:: SUPPLIED INFORMATION

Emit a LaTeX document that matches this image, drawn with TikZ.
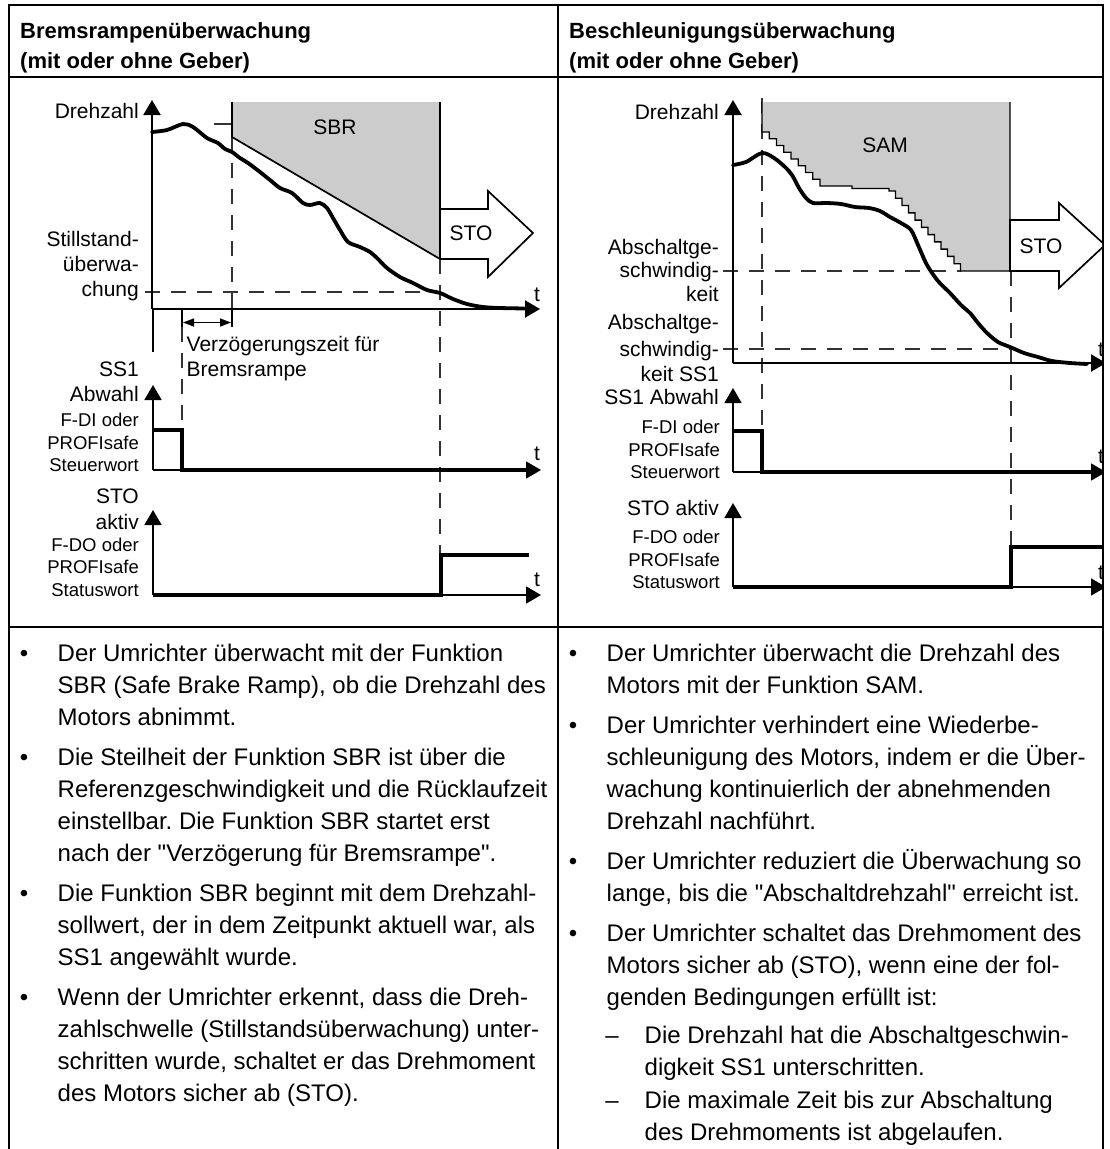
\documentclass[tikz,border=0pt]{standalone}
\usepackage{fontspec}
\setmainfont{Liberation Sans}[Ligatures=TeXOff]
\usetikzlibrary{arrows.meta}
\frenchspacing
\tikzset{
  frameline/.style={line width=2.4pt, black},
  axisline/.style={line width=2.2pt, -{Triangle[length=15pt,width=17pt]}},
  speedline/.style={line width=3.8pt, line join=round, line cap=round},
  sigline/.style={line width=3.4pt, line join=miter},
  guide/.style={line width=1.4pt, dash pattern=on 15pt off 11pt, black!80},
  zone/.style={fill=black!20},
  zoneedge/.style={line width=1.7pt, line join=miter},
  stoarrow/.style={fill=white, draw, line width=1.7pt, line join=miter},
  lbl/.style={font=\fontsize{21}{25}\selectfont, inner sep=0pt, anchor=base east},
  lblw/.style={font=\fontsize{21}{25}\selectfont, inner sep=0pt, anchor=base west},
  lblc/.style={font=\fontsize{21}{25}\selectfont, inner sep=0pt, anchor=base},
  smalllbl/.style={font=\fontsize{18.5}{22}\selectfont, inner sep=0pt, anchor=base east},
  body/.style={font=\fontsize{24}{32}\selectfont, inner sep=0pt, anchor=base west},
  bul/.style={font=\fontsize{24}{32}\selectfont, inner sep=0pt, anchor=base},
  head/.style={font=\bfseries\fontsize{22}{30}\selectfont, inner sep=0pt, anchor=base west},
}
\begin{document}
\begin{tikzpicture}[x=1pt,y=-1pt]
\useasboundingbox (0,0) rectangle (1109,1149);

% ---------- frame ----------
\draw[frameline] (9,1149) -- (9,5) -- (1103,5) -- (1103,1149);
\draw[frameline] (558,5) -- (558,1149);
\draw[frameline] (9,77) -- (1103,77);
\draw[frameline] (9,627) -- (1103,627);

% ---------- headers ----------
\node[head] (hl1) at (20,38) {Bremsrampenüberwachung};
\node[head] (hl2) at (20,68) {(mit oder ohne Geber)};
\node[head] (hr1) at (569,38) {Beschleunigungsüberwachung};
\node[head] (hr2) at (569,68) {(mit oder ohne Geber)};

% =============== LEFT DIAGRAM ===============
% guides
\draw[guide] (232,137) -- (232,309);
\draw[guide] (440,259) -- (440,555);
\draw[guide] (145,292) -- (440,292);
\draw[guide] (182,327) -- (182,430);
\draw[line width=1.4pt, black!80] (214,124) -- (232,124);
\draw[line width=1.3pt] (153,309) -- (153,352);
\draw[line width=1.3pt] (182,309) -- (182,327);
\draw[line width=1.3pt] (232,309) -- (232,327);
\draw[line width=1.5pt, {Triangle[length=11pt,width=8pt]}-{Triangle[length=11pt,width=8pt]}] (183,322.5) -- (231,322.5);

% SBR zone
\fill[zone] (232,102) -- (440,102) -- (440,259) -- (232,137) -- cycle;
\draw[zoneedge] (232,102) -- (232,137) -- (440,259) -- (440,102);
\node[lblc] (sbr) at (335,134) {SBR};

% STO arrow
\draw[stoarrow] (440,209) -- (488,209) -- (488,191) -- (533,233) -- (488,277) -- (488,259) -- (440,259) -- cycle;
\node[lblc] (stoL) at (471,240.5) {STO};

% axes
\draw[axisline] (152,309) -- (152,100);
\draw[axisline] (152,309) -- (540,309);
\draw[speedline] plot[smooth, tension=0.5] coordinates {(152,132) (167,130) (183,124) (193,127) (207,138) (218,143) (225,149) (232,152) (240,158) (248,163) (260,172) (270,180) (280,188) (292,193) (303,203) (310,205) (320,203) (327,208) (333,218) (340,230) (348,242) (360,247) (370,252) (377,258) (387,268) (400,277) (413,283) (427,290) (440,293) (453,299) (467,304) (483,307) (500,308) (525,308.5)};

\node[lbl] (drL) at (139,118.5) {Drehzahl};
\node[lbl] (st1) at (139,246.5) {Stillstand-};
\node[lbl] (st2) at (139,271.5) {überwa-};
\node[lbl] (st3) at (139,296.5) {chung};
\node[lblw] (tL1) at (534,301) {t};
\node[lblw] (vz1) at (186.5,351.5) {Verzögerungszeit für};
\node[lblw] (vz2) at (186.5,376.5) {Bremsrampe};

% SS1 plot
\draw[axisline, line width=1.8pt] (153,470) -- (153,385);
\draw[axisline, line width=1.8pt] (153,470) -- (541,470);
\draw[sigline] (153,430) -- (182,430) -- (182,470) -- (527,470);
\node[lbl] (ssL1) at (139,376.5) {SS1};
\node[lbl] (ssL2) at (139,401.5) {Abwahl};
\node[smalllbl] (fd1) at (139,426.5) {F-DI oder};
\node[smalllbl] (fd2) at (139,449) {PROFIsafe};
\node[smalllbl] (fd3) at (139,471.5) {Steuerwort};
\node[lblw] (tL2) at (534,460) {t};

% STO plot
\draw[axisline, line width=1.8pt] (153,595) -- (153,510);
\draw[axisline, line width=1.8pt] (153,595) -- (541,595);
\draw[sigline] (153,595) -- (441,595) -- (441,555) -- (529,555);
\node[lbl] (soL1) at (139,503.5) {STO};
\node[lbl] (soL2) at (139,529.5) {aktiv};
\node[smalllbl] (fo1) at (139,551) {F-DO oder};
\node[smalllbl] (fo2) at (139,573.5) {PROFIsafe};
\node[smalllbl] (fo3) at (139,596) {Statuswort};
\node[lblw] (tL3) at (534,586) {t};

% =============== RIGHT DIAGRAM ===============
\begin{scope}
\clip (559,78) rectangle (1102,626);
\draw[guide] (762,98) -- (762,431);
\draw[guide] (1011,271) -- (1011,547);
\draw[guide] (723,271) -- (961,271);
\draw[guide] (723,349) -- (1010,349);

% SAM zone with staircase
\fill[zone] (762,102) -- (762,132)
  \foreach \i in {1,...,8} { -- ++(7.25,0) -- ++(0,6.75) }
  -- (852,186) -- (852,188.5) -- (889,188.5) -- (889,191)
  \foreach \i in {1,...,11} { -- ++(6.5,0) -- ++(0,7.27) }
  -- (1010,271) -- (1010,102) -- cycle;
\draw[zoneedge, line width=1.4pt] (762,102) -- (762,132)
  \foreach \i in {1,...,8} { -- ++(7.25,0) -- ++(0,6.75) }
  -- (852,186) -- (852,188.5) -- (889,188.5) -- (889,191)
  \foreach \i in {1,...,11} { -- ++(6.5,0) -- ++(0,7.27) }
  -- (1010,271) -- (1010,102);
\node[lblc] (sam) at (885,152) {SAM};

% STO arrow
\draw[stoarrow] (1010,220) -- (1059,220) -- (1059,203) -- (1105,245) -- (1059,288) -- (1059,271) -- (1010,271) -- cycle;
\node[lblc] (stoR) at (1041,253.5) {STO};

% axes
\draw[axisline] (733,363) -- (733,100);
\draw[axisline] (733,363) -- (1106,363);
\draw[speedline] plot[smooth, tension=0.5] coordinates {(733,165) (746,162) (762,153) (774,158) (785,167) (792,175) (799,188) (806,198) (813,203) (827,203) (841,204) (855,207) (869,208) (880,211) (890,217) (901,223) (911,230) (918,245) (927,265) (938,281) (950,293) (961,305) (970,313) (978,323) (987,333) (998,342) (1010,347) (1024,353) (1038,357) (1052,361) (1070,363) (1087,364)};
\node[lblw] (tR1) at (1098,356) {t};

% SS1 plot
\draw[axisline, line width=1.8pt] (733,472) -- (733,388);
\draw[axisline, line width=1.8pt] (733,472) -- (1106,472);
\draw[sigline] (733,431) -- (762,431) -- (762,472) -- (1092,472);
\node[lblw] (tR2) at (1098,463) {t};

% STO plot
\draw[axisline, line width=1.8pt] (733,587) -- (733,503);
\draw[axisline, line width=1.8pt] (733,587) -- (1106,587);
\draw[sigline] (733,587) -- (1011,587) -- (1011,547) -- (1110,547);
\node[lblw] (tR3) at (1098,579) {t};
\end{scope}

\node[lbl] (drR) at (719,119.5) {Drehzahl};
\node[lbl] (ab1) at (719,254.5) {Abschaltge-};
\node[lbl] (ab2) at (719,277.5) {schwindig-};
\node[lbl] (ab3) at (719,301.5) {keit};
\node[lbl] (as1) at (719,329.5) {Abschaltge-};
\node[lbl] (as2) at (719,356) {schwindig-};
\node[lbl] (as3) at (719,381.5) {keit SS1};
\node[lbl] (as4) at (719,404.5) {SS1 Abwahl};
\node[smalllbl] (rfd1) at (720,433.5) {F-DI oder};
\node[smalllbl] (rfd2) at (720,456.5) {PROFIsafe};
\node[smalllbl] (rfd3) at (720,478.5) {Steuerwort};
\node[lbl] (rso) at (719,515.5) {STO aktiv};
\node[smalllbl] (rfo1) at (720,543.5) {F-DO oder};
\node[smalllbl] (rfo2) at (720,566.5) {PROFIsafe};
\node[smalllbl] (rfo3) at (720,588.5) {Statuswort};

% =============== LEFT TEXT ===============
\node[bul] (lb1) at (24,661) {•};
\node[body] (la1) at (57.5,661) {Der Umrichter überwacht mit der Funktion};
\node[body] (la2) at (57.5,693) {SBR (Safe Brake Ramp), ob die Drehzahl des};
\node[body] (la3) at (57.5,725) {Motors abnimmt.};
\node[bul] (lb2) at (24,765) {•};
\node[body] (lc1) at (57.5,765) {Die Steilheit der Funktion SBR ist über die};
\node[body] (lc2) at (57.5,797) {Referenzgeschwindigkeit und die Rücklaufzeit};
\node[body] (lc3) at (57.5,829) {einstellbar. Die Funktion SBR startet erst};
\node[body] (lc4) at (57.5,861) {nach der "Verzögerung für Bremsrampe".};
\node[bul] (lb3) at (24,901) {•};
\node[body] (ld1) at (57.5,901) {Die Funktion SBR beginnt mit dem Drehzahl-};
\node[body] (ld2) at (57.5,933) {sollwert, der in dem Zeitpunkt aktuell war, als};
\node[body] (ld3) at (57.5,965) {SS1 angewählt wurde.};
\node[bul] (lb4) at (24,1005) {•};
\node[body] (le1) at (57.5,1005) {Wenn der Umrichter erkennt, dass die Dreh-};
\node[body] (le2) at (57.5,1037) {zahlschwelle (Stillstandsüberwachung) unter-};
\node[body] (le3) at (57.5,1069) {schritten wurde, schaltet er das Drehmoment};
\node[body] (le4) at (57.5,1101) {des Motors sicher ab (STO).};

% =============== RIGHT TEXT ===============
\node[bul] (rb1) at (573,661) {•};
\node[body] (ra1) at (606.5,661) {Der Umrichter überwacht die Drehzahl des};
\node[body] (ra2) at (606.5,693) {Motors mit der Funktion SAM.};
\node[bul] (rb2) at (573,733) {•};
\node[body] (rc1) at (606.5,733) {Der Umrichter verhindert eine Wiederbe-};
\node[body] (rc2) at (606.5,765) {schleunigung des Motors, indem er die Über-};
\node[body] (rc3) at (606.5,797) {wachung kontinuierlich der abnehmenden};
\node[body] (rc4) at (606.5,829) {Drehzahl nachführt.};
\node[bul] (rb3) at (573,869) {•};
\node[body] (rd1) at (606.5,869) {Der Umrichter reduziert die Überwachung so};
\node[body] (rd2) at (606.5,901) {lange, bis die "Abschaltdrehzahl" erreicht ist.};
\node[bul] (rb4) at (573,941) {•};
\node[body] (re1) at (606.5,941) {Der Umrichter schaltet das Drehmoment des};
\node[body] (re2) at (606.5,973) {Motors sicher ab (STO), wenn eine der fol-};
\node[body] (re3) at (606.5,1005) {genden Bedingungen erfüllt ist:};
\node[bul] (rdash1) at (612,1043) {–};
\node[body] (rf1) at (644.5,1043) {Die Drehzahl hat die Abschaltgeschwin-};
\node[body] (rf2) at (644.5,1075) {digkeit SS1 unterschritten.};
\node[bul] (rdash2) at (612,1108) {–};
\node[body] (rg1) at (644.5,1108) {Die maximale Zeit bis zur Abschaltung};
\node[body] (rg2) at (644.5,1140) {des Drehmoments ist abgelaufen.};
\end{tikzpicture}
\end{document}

::::

• **TASK DESCRIPTION**
Repeat the listing above exactly from its first line to the line containing "(9,627) -- (1103,627);", both included, and omit the pictures.

• **RESULT**
Emit a LaTeX document that matches this image, drawn with TikZ.
\documentclass[tikz,border=0pt]{standalone}
\usepackage{fontspec}
\setmainfont{Liberation Sans}[Ligatures=TeXOff]
\usetikzlibrary{arrows.meta}
\frenchspacing
\tikzset{
  frameline/.style={line width=2.4pt, black},
  axisline/.style={line width=2.2pt, -{Triangle[length=15pt,width=17pt]}},
  speedline/.style={line width=3.8pt, line join=round, line cap=round},
  sigline/.style={line width=3.4pt, line join=miter},
  guide/.style={line width=1.4pt, dash pattern=on 15pt off 11pt, black!80},
  zone/.style={fill=black!20},
  zoneedge/.style={line width=1.7pt, line join=miter},
  stoarrow/.style={fill=white, draw, line width=1.7pt, line join=miter},
  lbl/.style={font=\fontsize{21}{25}\selectfont, inner sep=0pt, anchor=base east},
  lblw/.style={font=\fontsize{21}{25}\selectfont, inner sep=0pt, anchor=base west},
  lblc/.style={font=\fontsize{21}{25}\selectfont, inner sep=0pt, anchor=base},
  smalllbl/.style={font=\fontsize{18.5}{22}\selectfont, inner sep=0pt, anchor=base east},
  body/.style={font=\fontsize{24}{32}\selectfont, inner sep=0pt, anchor=base west},
  bul/.style={font=\fontsize{24}{32}\selectfont, inner sep=0pt, anchor=base},
  head/.style={font=\bfseries\fontsize{22}{30}\selectfont, inner sep=0pt, anchor=base west},
}
\begin{document}
\begin{tikzpicture}[x=1pt,y=-1pt]
\useasboundingbox (0,0) rectangle (1109,1149);

% ---------- frame ----------
\draw[frameline] (9,1149) -- (9,5) -- (1103,5) -- (1103,1149);
\draw[frameline] (558,5) -- (558,1149);
\draw[frameline] (9,77) -- (1103,77);
\draw[frameline] (9,627) -- (1103,627);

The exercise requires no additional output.